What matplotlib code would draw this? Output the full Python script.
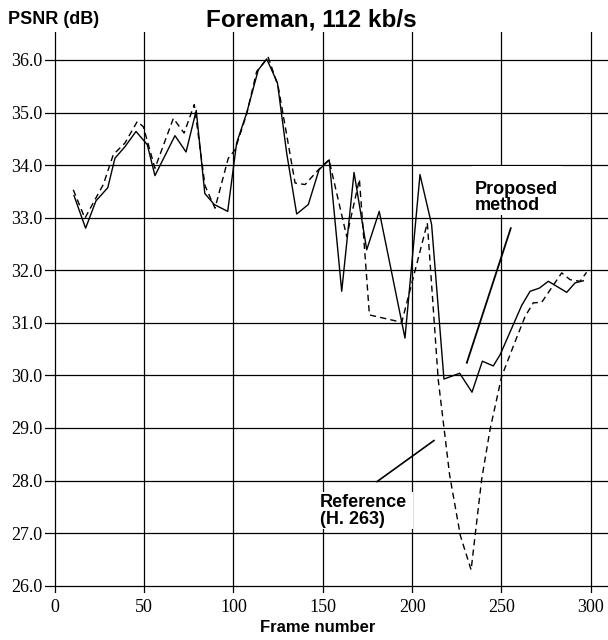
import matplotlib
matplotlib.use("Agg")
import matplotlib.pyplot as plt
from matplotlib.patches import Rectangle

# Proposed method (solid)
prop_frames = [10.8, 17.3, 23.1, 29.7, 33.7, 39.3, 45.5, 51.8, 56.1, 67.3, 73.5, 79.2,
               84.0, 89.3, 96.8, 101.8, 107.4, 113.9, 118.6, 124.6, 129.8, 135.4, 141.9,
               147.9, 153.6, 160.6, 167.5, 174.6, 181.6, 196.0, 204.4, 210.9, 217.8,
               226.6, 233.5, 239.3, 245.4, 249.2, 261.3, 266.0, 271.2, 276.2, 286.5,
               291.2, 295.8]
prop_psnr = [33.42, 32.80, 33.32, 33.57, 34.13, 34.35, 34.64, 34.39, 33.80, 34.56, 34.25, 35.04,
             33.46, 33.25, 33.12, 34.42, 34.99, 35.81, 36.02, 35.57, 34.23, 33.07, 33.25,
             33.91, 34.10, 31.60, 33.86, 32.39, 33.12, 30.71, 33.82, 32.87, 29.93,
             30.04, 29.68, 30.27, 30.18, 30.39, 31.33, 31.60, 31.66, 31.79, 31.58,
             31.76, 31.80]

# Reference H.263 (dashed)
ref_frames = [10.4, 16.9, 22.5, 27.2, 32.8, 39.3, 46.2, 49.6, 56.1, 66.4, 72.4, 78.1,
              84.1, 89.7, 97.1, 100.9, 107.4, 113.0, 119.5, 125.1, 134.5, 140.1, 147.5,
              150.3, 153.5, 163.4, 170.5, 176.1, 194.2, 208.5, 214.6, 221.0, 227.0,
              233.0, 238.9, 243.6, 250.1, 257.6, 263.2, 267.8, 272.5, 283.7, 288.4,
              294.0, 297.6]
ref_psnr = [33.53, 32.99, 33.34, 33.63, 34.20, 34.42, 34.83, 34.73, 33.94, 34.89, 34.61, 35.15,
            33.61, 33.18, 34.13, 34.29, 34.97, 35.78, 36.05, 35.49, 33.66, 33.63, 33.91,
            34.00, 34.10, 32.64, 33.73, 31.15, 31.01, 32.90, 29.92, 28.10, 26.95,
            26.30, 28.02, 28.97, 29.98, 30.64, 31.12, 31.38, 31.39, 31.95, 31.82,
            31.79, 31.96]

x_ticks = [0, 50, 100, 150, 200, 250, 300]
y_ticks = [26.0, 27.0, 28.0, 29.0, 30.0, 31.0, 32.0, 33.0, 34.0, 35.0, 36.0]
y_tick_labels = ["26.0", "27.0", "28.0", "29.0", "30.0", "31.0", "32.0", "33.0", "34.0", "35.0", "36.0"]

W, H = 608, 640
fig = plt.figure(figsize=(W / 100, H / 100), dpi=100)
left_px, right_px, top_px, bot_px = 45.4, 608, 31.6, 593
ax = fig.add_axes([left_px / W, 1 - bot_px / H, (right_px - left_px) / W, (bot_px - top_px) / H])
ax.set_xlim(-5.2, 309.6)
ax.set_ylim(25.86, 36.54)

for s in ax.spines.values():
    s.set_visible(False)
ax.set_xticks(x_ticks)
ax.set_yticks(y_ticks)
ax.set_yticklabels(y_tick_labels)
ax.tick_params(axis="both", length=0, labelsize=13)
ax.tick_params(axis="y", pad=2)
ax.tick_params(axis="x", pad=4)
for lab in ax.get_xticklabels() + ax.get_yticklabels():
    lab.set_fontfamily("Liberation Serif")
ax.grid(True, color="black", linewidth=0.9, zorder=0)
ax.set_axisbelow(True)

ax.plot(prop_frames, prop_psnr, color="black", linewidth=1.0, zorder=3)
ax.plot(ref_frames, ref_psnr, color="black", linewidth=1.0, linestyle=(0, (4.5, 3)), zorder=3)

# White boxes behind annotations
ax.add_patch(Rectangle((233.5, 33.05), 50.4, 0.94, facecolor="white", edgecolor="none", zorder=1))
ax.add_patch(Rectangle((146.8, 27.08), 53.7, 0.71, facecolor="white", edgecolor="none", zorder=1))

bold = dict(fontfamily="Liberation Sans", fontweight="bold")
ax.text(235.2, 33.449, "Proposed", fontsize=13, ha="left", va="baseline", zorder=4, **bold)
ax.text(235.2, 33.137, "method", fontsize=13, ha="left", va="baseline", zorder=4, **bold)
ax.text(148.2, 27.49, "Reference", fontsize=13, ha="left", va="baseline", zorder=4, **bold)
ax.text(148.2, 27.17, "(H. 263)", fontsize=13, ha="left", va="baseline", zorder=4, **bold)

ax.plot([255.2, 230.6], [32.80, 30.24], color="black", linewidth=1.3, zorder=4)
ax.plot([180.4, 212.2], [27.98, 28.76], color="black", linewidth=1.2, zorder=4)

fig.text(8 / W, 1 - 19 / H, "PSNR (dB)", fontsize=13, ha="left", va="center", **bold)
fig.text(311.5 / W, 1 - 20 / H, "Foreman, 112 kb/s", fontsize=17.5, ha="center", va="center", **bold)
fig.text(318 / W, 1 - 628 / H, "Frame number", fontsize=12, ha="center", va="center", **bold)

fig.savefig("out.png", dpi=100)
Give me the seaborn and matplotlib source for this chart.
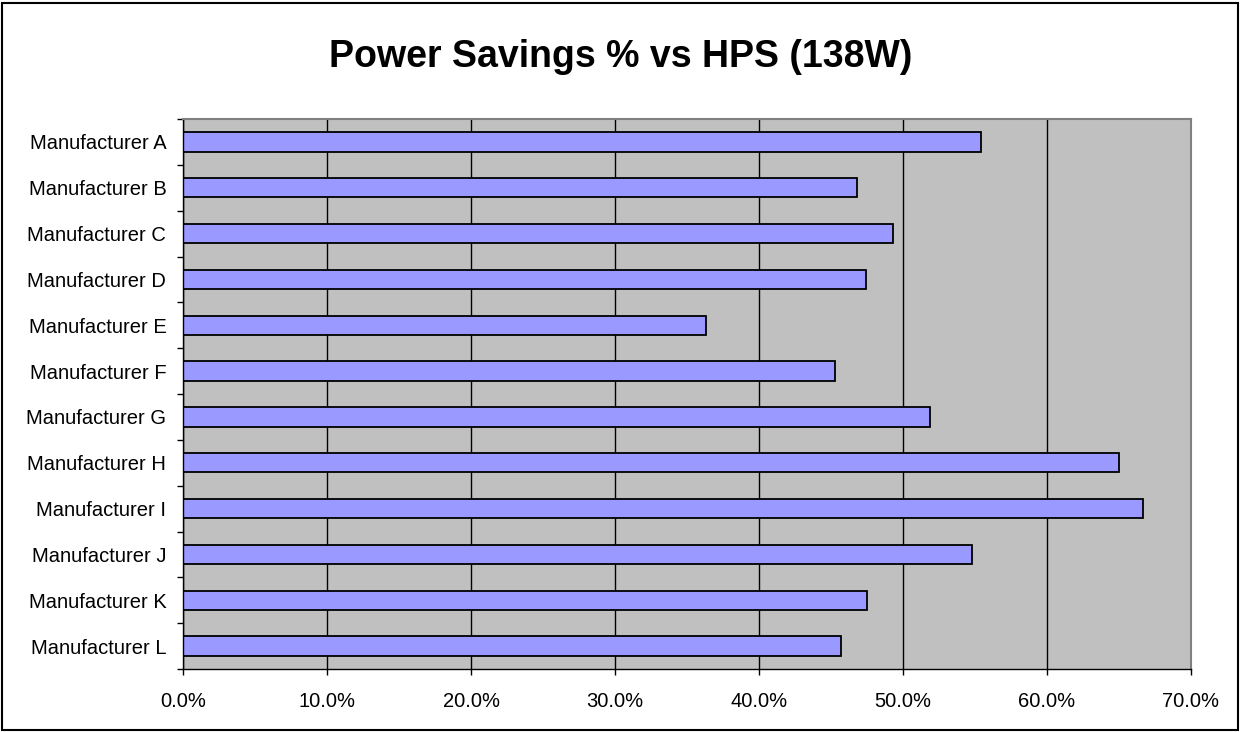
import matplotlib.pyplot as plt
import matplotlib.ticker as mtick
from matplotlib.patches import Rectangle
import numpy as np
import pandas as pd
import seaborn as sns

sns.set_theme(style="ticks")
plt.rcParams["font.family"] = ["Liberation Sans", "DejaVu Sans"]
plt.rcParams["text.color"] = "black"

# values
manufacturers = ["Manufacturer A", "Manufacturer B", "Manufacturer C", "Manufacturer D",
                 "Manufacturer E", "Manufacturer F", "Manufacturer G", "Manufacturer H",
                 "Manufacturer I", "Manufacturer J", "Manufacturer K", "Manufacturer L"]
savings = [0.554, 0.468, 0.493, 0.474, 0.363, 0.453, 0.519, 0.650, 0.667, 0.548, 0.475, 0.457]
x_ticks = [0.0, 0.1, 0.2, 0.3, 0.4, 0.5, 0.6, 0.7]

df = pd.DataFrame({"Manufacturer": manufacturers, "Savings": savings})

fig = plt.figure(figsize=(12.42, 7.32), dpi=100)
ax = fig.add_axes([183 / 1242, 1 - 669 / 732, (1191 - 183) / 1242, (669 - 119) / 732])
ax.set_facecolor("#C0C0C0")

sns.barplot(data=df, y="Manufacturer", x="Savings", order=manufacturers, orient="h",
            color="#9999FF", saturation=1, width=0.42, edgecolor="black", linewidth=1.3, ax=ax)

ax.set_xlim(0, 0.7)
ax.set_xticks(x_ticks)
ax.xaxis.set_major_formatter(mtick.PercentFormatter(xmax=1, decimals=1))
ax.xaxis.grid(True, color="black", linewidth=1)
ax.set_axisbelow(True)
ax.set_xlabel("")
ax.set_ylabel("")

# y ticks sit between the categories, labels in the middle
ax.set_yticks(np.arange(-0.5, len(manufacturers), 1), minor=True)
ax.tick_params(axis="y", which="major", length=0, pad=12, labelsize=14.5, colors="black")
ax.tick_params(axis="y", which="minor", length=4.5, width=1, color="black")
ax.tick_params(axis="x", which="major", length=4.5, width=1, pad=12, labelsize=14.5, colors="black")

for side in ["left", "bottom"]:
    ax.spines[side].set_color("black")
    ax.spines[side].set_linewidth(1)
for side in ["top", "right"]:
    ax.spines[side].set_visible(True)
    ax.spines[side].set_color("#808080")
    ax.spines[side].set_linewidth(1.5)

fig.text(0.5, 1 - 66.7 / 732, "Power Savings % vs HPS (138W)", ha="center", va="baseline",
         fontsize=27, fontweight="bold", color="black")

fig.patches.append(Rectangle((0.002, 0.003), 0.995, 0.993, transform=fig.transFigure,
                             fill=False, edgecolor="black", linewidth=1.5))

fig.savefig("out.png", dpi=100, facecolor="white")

━━━━━━━━━━━━━━━━

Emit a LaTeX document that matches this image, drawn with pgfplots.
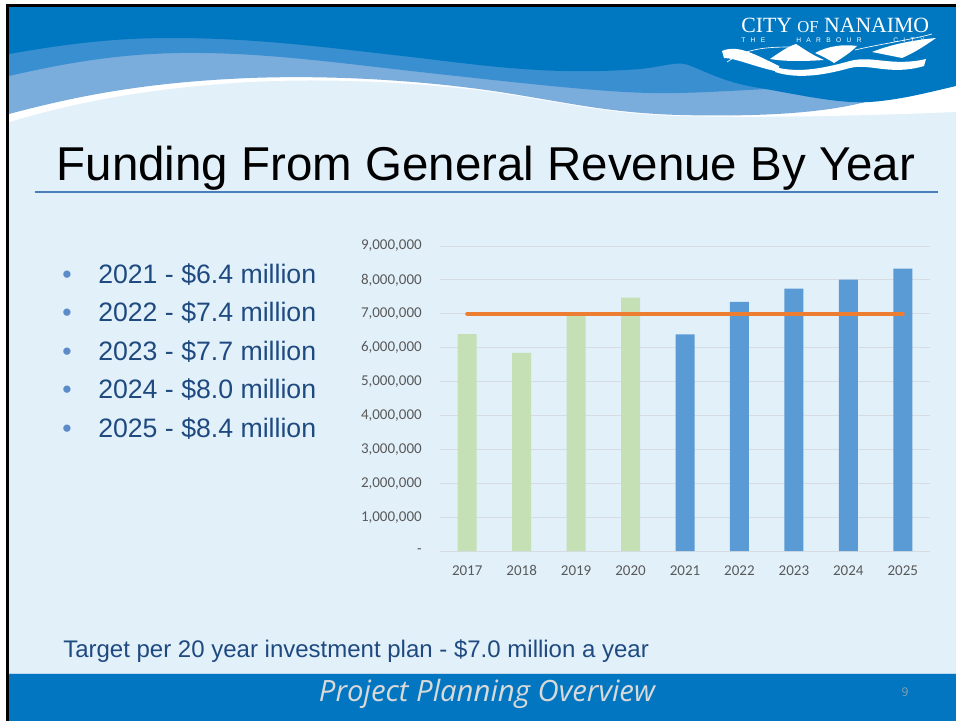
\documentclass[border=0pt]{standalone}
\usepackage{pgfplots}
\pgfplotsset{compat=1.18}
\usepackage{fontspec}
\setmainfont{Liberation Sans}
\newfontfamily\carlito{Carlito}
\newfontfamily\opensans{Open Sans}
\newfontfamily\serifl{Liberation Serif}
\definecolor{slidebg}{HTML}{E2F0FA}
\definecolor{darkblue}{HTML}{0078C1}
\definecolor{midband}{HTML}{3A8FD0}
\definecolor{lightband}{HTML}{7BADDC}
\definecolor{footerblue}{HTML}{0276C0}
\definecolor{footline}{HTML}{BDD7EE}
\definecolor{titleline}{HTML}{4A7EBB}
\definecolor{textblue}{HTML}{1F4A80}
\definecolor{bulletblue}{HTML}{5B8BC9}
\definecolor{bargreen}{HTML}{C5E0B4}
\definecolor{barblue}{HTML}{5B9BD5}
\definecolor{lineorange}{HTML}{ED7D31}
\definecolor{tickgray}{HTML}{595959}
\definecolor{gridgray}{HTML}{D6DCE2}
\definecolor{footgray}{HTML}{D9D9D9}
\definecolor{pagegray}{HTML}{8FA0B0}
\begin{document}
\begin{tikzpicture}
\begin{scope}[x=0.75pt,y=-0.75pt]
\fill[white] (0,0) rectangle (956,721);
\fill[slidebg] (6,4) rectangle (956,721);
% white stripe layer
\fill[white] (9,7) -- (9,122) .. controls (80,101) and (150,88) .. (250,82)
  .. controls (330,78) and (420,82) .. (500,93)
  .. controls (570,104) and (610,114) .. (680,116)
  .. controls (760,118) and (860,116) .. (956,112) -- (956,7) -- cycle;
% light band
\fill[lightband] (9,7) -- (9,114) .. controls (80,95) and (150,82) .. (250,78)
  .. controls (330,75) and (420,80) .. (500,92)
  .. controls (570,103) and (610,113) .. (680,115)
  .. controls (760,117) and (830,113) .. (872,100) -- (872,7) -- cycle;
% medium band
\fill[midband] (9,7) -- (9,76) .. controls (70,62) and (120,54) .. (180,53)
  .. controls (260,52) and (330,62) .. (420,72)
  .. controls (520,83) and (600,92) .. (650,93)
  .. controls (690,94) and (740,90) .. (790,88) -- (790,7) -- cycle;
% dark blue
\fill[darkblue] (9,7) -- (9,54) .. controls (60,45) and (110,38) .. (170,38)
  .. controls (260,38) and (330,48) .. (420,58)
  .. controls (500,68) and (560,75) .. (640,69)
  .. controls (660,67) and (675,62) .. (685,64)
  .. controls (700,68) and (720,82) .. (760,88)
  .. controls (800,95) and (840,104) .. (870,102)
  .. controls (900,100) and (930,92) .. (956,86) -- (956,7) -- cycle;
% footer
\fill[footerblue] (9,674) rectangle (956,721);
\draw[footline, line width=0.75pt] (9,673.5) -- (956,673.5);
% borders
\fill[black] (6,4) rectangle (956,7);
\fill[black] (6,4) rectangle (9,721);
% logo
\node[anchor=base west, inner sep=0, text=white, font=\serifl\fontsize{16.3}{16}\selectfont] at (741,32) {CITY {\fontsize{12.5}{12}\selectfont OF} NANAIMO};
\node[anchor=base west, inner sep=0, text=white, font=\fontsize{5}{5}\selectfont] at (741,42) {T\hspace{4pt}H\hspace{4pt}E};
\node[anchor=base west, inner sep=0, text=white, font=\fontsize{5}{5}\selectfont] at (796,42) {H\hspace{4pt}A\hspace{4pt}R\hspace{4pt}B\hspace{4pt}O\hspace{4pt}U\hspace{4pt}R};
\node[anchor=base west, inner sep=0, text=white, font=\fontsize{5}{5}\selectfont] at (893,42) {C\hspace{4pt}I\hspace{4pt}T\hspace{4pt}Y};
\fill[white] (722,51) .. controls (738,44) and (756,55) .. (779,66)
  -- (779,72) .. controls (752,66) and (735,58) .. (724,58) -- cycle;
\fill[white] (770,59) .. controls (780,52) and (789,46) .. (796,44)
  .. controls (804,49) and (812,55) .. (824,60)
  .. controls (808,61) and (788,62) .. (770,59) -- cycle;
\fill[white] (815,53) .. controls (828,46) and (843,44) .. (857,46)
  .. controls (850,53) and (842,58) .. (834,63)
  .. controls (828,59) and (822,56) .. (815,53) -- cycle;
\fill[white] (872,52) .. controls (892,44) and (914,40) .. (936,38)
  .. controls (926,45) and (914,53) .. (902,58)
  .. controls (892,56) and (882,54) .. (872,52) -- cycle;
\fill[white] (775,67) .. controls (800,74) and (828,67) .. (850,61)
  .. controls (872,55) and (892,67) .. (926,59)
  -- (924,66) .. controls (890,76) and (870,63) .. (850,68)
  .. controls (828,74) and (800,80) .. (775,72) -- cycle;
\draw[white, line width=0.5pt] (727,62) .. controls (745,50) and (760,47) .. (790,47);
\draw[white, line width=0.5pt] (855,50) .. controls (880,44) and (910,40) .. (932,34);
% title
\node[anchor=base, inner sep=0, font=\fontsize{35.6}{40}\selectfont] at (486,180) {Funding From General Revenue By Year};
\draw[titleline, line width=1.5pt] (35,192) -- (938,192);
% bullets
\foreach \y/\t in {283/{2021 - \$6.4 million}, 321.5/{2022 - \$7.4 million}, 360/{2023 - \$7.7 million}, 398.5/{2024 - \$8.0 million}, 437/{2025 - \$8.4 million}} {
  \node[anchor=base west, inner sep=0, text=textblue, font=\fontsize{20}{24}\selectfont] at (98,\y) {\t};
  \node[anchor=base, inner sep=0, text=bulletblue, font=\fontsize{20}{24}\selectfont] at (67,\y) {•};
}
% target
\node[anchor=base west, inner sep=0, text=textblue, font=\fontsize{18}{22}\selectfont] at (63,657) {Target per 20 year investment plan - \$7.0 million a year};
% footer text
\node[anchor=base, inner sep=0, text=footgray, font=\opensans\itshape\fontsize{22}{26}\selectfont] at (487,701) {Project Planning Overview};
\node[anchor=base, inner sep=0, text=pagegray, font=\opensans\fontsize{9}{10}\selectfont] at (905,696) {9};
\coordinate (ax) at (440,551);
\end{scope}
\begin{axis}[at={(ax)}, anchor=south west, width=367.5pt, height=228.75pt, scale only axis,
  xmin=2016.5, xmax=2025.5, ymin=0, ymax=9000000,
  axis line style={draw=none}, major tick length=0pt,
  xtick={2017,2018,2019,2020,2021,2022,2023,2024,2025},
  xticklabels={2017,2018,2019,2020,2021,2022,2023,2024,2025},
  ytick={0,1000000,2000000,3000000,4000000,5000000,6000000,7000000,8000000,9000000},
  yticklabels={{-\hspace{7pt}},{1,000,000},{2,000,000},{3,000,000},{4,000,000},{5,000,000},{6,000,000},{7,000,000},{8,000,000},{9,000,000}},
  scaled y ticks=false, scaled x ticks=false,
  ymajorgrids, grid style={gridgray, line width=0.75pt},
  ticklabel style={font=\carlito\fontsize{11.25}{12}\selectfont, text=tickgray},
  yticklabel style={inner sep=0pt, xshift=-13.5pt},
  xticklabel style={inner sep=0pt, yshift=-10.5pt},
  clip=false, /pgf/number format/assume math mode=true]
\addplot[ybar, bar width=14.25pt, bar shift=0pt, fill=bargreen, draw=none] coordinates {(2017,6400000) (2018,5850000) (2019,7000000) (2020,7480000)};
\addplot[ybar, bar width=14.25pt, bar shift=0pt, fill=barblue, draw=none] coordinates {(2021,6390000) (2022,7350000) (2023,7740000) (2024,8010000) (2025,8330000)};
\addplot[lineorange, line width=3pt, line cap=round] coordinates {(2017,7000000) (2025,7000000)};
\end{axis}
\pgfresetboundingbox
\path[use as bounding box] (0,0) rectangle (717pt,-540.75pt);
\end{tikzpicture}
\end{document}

━━━━━━━━━━━━━━━━

_Task description_:
Pick every line with "chart" in it and copy it.

_Response to the exercise_:
Give me the seaborn and matplotlib source for this chart.

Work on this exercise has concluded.